Actually, the Arlington City Council voted on the measure in March, and the driver-less shuttles will run on fixed routes between the suburban city’s seas of parking lots and its islands of stadiums and entertainment complexes. The thinking behind the decision to introduce the shuttles sounds a lot like the rationale I cited for opting for new technologies over older public transit modes: they are cheaper and easier to implement than buses and rail.
Although the final transportation plan will include a variety of modes, Mayor Jeff Williams has been clear that he doesn’t see big buses and light rail running through the city.
“We have new technology and private companies that are coming forward,” Williams said. “I think we will have opportunities to make choices in transportation that will be less expensive and safer.”

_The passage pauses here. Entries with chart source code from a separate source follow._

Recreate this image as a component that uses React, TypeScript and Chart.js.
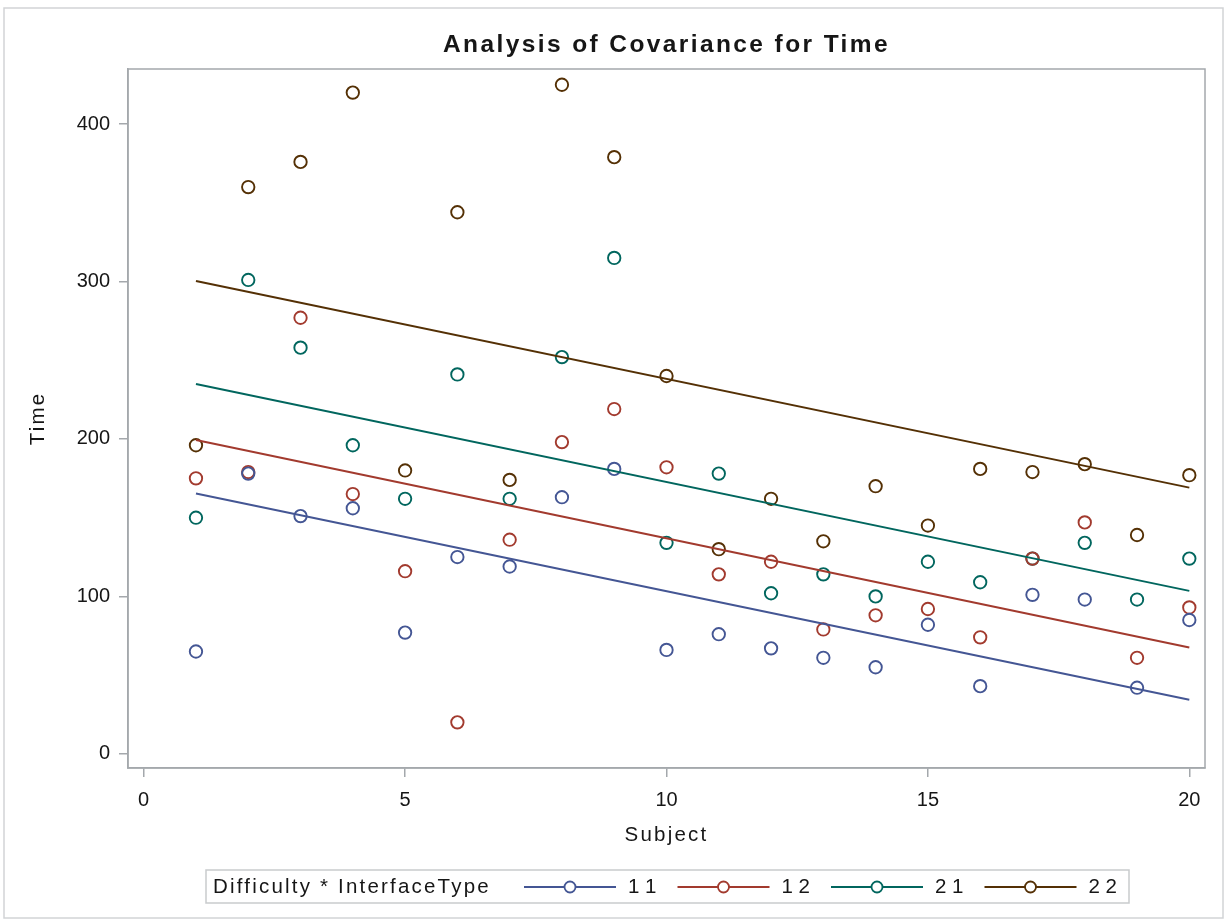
import React, { useEffect, useRef } from "react";
import { Chart, registerables } from "chart.js";

Chart.register(...registerables);

// ---- data ----
const subjects = [1, 2, 3, 4, 5, 6, 7, 8, 9, 10, 11, 12, 13, 14, 15, 16, 17, 18, 19, 20];
const groupNames = ["1 1", "1 2", "2 1", "2 2"];
const time11 = [65, 178, 151, 156, 77, 125, 119, 163, 181, 66, 76, 67, 61, 55, 82, 43, 101, 98, 42, 85];
const time12 = [175, 179, 277, 165, 116, 20, 136, 198, 219, 182, 114, 122, 79, 88, 92, 74, 124, 147, 61, 93];
const time21 = [150, 301, 258, 196, 162, 241, 162, 252, 315, 134, 178, 102, 114, 100, 122, 109, 124, 134, 98, 124];
const time22 = [196, 360, 376, 420, 180, 344, 174, 425, 379, 240, 130, 162, 135, 170, 145, 181, 179, 184, 139, 177];
const fitX = [1, 20];
const fit11 = [165.3, 34.3];
const fit12 = [199.4, 67.5];
const fit21 = [234.9, 103.5];
const fit22 = [300.3, 169.1];
const xTicks = [0, 5, 10, 15, 20];
const yTicks = [0, 100, 200, 300, 400];
const titleText = "Analysis of Covariance for Time";
const xTitle = "Subject";
const yTitle = "Time";
const legendTitle = "Difficulty * InterfaceType";

const colors = ["#445694", "#A23A2E", "#01665E", "#543005"];
const FONT = "'Liberation Sans', Arial, sans-serif";
const FRAME = "#a4a8ac";
const TEXT = "#161616";

const seriesValues = [time11, time12, time21, time22];
const fitValues = [fit11, fit12, fit21, fit22];

const decorPlugin = {
  id: "decor",
  afterDraw(chart: any) {
    const ctx = chart.ctx as CanvasRenderingContext2D;
    const a = chart.chartArea;
    ctx.save();
    // outer border
    ctx.strokeStyle = "#d2d4d6";
    ctx.lineWidth = 1.5;
    ctx.strokeRect(4, 8, 1219, 910);
    // plot frame
    ctx.strokeStyle = FRAME;
    ctx.lineWidth = 1.5;
    ctx.strokeRect(a.left, a.top, a.right - a.left, a.bottom - a.top);

    // title
    ctx.fillStyle = TEXT;
    (ctx as any).letterSpacing = "2.4px";
    ctx.font = `bold 24.5px ${FONT}`;
    ctx.textAlign = "center";
    ctx.textBaseline = "middle";
    ctx.fillText(titleText, (a.left + a.right) / 2, 45);

    // axis titles
    (ctx as any).letterSpacing = "2.2px";
    ctx.font = `20.5px ${FONT}`;
    ctx.fillStyle = TEXT;
    ctx.fillText(xTitle, (a.left + a.right) / 2, 835);
    ctx.save();
    ctx.translate(38, (a.top + a.bottom) / 2);
    ctx.rotate(-Math.PI / 2);
    ctx.fillText(yTitle, 0, 0);
    ctx.restore();

    // legend
    ctx.strokeStyle = "#c9cbcd";
    ctx.lineWidth = 1.5;
    ctx.strokeRect(206, 870, 923, 33);
    ctx.textAlign = "left";
    ctx.fillStyle = TEXT;
    ctx.fillText(legendTitle, 213, 887);
    (ctx as any).letterSpacing = "0px";
    groupNames.forEach((name, i) => {
      const x0 = 524 + i * 153.5;
      ctx.strokeStyle = colors[i];
      ctx.lineWidth = 2;
      ctx.beginPath();
      ctx.moveTo(x0, 887);
      ctx.lineTo(x0 + 92, 887);
      ctx.stroke();
      ctx.lineWidth = 1.8;
      ctx.beginPath();
      ctx.arc(x0 + 46, 887, 5.5, 0, Math.PI * 2);
      ctx.fillStyle = "#fff";
      ctx.fill();
      ctx.stroke();
      ctx.fillStyle = TEXT;
      ctx.fillText(name, x0 + 104, 887);
    });
    ctx.restore();
  },
};

export default function App() {
  const ref = useRef<HTMLCanvasElement>(null);
  useEffect(() => {
    document.body.style.margin = "0";
    document.body.style.overflow = "hidden";
    const datasets: any[] = [];
    fitValues.forEach((f, i) => {
      datasets.push({
        type: "scatter",
        label: groupNames[i] + " fit",
        data: fitX.map((x, j) => ({ x, y: f[j] })),
        showLine: true,
        borderColor: colors[i],
        borderWidth: 2,
        pointRadius: 0,
        fill: false,
      });
    });
    seriesValues.forEach((vals, i) => {
      datasets.push({
        type: "scatter",
        label: groupNames[i],
        data: subjects.map((s, j) => ({ x: s, y: vals[j] })),
        showLine: false,
        borderColor: colors[i],
        backgroundColor: "rgba(0,0,0,0)",
        pointStyle: "circle",
        pointRadius: 6.2,
        pointBorderWidth: 1.9,
        pointHoverRadius: 6.2,
      });
    });
    const tickFont = { family: FONT, size: 20 };
    const chart = new Chart(ref.current!, {
      type: "scatter",
      data: { datasets },
      plugins: [decorPlugin],
      options: {
        animation: false,
        responsive: false,
        events: [],
        layout: { padding: { top: 69, right: 20, left: 0, bottom: 0 } },
        plugins: { legend: { display: false }, title: { display: false }, tooltip: { enabled: false } },
        scales: {
          x: {
            type: "linear",
            min: -0.3,
            max: 20.3,
            afterFit: (s: any) => { s.height = 151; },
            afterBuildTicks: (s: any) => { s.ticks = xTicks.map((v) => ({ value: v })); },
            grid: { drawOnChartArea: false, drawTicks: true, tickLength: 9, color: FRAME, lineWidth: 1.5 },
            border: { display: true, color: FRAME, width: 1.5 },
            ticks: { font: tickFont, color: TEXT, padding: 11, maxRotation: 0 },
            title: { display: false },
          },
          y: {
            type: "linear",
            min: -9,
            max: 435,
            afterFit: (s: any) => { s.width = 128; },
            afterBuildTicks: (s: any) => { s.ticks = yTicks.map((v) => ({ value: v })); },
            grid: { drawOnChartArea: false, drawTicks: true, tickLength: 9, color: FRAME, lineWidth: 1.5 },
            border: { display: true, color: FRAME, width: 1.5 },
            ticks: { font: tickFont, color: TEXT, padding: 9 },
            title: { display: false },
          },
        },
      },
    });
    return () => chart.destroy();
  }, []);
  return (
    <div style={{ width: 1225, height: 919, background: "#fff" }}>
      <canvas ref={ref} width={1225} height={919} style={{ display: "block" }} />
    </div>
  );
}
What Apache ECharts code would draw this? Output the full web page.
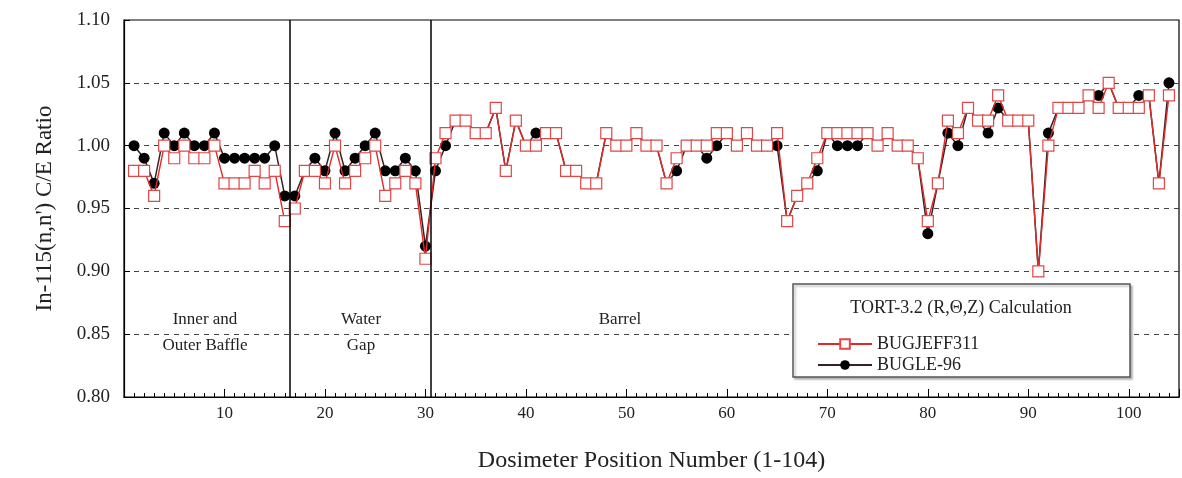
<!DOCTYPE html>
<html>
<head>
<meta charset="utf-8">
<script src="https://cdn.jsdelivr.net/npm/echarts@6/dist/echarts.min.js"></script>
<style>html,body{margin:0;padding:0;background:#fff}#c{width:1182px;height:478px}</style>
</head>
<body>
<div id="c"></div>
<script>
const positions = Array.from({length: 104}, (_, i) => i + 1);
const bugjeff311 = [
  0.98,0.98,0.96,1.00,0.99,1.00,0.99,0.99,1.00,0.97,
  0.97,0.97,0.98,0.97,0.98,0.94,0.95,0.98,0.98,0.97,
  1.00,0.97,0.98,0.99,1.00,0.96,0.97,0.98,0.97,0.91,
  0.99,1.01,1.02,1.02,1.01,1.01,1.03,0.98,1.02,1.00,
  1.00,1.01,1.01,0.98,0.98,0.97,0.97,1.01,1.00,1.00,
  1.01,1.00,1.00,0.97,0.99,1.00,1.00,1.00,1.01,1.01,
  1.00,1.01,1.00,1.00,1.01,0.94,0.96,0.97,0.99,1.01,
  1.01,1.01,1.01,1.01,1.00,1.01,1.00,1.00,0.99,0.94,
  0.97,1.02,1.01,1.03,1.02,1.02,1.04,1.02,1.02,1.02,
  0.90,1.00,1.03,1.03,1.03,1.04,1.03,1.05,1.03,1.03,
  1.03,1.04,0.97,1.04
];
const bugle96 = [
  1.00,0.99,0.97,1.01,1.00,1.01,1.00,1.00,1.01,0.99,
  0.99,0.99,0.99,0.99,1.00,0.96,0.96,0.98,0.99,0.98,
  1.01,0.98,0.99,1.00,1.01,0.98,0.98,0.99,0.98,0.92,
  0.98,1.00,1.02,1.02,1.01,1.01,1.03,0.98,1.02,1.00,
  1.01,1.01,1.01,0.98,0.98,0.97,0.97,1.01,1.00,1.00,
  1.01,1.00,1.00,0.97,0.98,1.00,1.00,0.99,1.00,1.01,
  1.00,1.01,1.00,1.00,1.00,0.94,0.96,0.97,0.98,1.01,
  1.00,1.00,1.00,1.01,1.00,1.01,1.00,1.00,0.99,0.93,
  0.97,1.01,1.00,1.03,1.02,1.01,1.03,1.02,1.02,1.02,
  0.90,1.01,1.03,1.03,1.03,1.04,1.04,1.05,1.03,1.03,
  1.04,1.04,0.97,1.05
];
const regionDividers = [16.5, 30.5];
const seriesNames = ['BUGJEFF311', 'BUGLE-96'];
const legendTitle = 'TORT-3.2 (R,\u0398,Z) Calculation';

const F = 'Liberation Serif';
const chart = echarts.init(document.getElementById('c'));
chart.setOption({
  animation: false,
  backgroundColor: '#fff',
  grid: {left: 124, right: 3, top: 20, bottom: 81, show: true, borderColor: '#000', borderWidth: 1.2},
  xAxis: {
    type: 'value', min: 0, max: 105, interval: 10,
    name: 'Dosimeter Position Number (1-104)', nameLocation: 'middle', nameGap: 52,
    nameTextStyle: {fontFamily: F, fontSize: 24, color: '#222'},
    axisLine: {lineStyle: {color: '#000', width: 1.2}},
    axisTick: {inside: true, length: 8, lineStyle: {color: '#000'}},
    minorTick: {show: true, splitNumber: 10, length: 4, lineStyle: {color: '#000'}},
    axisLabel: {fontFamily: F, fontSize: 17, color: '#222', margin: 8, showMaxLabel: false,
      formatter: v => (v === 0 || v > 100 ? '' : String(v))},
    splitLine: {show: false}
  },
  yAxis: {
    type: 'value', min: 0.8, max: 1.1, interval: 0.05,
    name: "In-115(n,n') C/E Ratio", nameLocation: 'middle', nameGap: 68, nameRotate: 90,
    nameTextStyle: {fontFamily: F, fontSize: 23, color: '#222'},
    axisLine: {show: true, lineStyle: {color: '#000', width: 1.2}},
    axisTick: {show: true, inside: true, length: 6, lineStyle: {color: '#000'}},
    axisLabel: {fontFamily: F, fontSize: 19, color: '#222', margin: 14, formatter: v => v.toFixed(2)},
    splitLine: {show: true, showMinLine: false, showMaxLine: false,
      lineStyle: {type: [5, 5], color: '#444', width: 1}}
  },
  legend: {
    orient: 'vertical', left: 812, top: 330, itemGap: 3, itemWidth: 54, itemHeight: 12,
    data: seriesNames, z: 10,
    textStyle: {fontFamily: F, fontSize: 18, color: '#222'}
  },
  graphic: [
    {type: 'rect', shape: {x: 793, y: 284, width: 337, height: 93}, z: 3,
      style: {fill: '#fff', stroke: '#555', lineWidth: 1.5, shadowColor: 'rgba(0,0,0,0.25)', shadowOffsetX: 2, shadowOffsetY: 2, shadowBlur: 2}},
    {type: 'text', x: 961, y: 308, z: 11, style: {text: legendTitle, font: '18px "Liberation Serif"', fill: '#222', align: 'center', verticalAlign: 'middle'}},
    {type: 'text', x: 205, y: 333, z: 11, style: {text: 'Inner and\nOuter Baffle', font: '17px "Liberation Serif"', fill: '#222', align: 'center', verticalAlign: 'middle', lineHeight: 26}},
    {type: 'text', x: 361, y: 333, z: 11, style: {text: 'Water\nGap', font: '17px "Liberation Serif"', fill: '#222', align: 'center', verticalAlign: 'middle', lineHeight: 26}},
    {type: 'text', x: 620, y: 320, z: 11, style: {text: 'Barrel', font: '17px "Liberation Serif"', fill: '#222', align: 'center', verticalAlign: 'middle'}}
  ],
  series: [
    {
      name: seriesNames[1], type: 'line', z: 2,
      data: positions.map((p, i) => [p, bugle96[i]]),
      symbol: 'circle', symbolSize: 11,
      itemStyle: {color: '#000'},
      lineStyle: {color: '#3a2020', width: 1.5},
      markLine: {
        silent: true, symbol: 'none', label: {show: false},
        lineStyle: {color: '#000', type: 'solid', width: 1.5},
        data: regionDividers.map(v => ({xAxis: v}))
      }
    },
    {
      name: seriesNames[0], type: 'line', z: 3,
      data: positions.map((p, i) => [p, bugjeff311[i]]),
      symbol: 'rect', symbolSize: 11,
      itemStyle: {color: '#fff', borderColor: '#e04848', borderWidth: 1.2},
      lineStyle: {color: '#e02828', width: 1.4}
    }
  ]
});
</script>
</body>
</html>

John Dugan, community development and planning director for the city, said the EasyMile shuttle had no competition in the city’s study. “It’s the only one in the country right now able to do the kinds of things we want to test.”
He said riders will be queried about their experiences to help determine whether to go full-time with the shuttles and whether to expand service to other parts of the city, such as the University of Texas at Arlington and the hotels north of Interstate 30.
“We’re not saying this is something we’re going to adopt in the future,” Dugan said. “But it could play a role in a larger system.”
This isn’t the first time Arlington has been in the headlines for forward-thinking transportation experimentation. (Whoever thought that sentence would ever be written?) Earlier this year the U.S. Department of Transportation announced that the Mid Cities would serve as a testing ground for driver-less cars. Arlington’s role in the driver-less revolution raises an interesting question. Will driver-less cars, buses, shuttle, Uber, and the rest reverse — or perpetuate — urban sprawl? Early experiments in Arlington suggest that, rather than sparking a rethinking of urban form, driver-less technology may be tailor-made for cities like Arlington.